1909 Settles in Skrubben, Norway. Works on a project for a wall decoration in the great hall of the University of Kristiana, project accepted in 1914 and inaugurated in 1916.


1912 Has a room devoted to his work in the Sonderbund exhibition at Cologne.


1913 Exhibits eight prints in the Armory Show, New York


1917 Publication in Berlin of a monograph on Munch by Curt Glaser.


1918 At the time of an exhibition at Blomqvist’s in Kristiana, Munch publishes the Frieze of Life.


1919 Contracts Spanish flu.


1920-1922 Travels to Berlin, Paris, Wiesbaden, Frankfurt. Exhibition in the Kunsthaus, Zürich.

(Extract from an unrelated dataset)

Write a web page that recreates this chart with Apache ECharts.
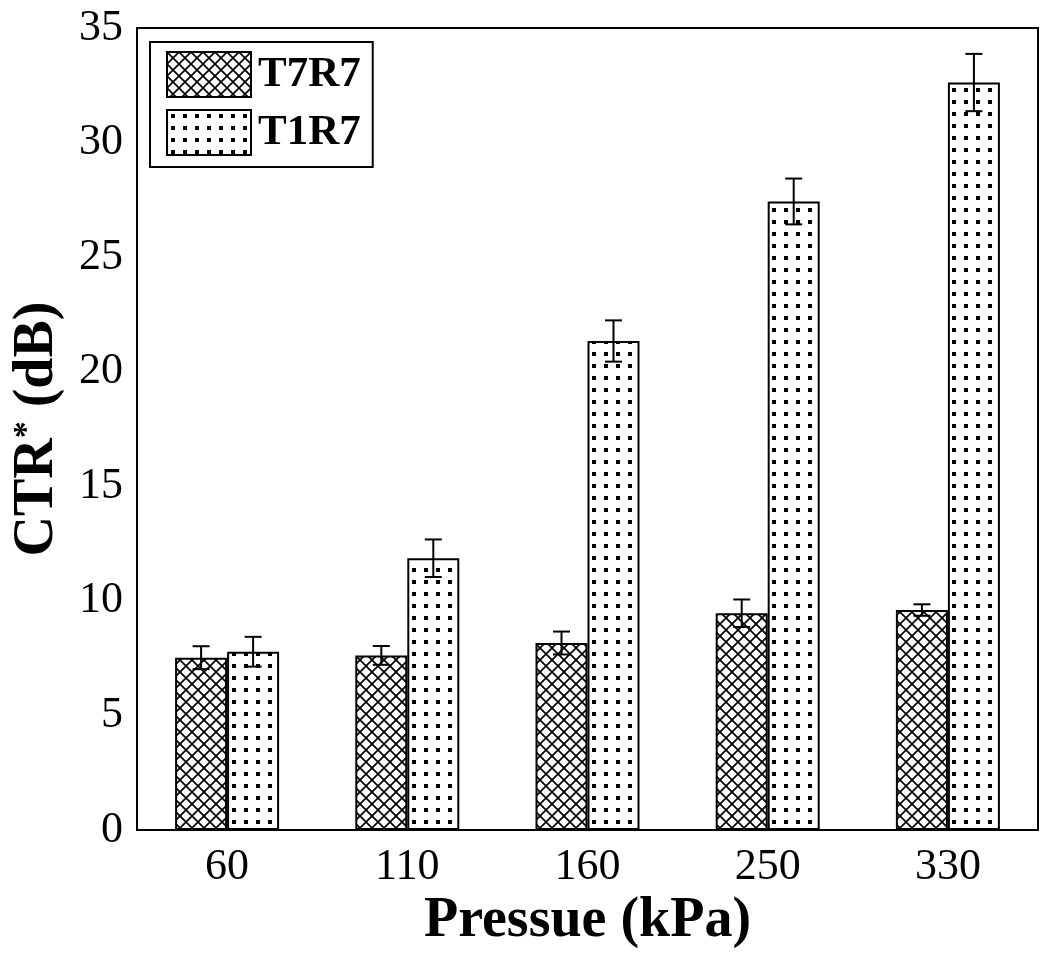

1926 Death of his sister Laura. Travels to Germany, Italy, Denmark and France.


1927 Retrospective of his oeuvre in the national galleries of Berlin and Oslo.


1928 Project for a mural decoration, never executed, for Oslo City Hall.


1930-1931 Serious eye problems affect his sight.


1937 Denigrated as ‘degenerate art’, 82 works by Munch are seized from various public collections in Germany and are sold off in Norway.


1939-1944 During the occupation of Norway by German forces, Munch leads a reclusive existence in Ekely.


1944 Edvard Munch dies on January 23, bequeathing the totality of his output to the City of Oslo.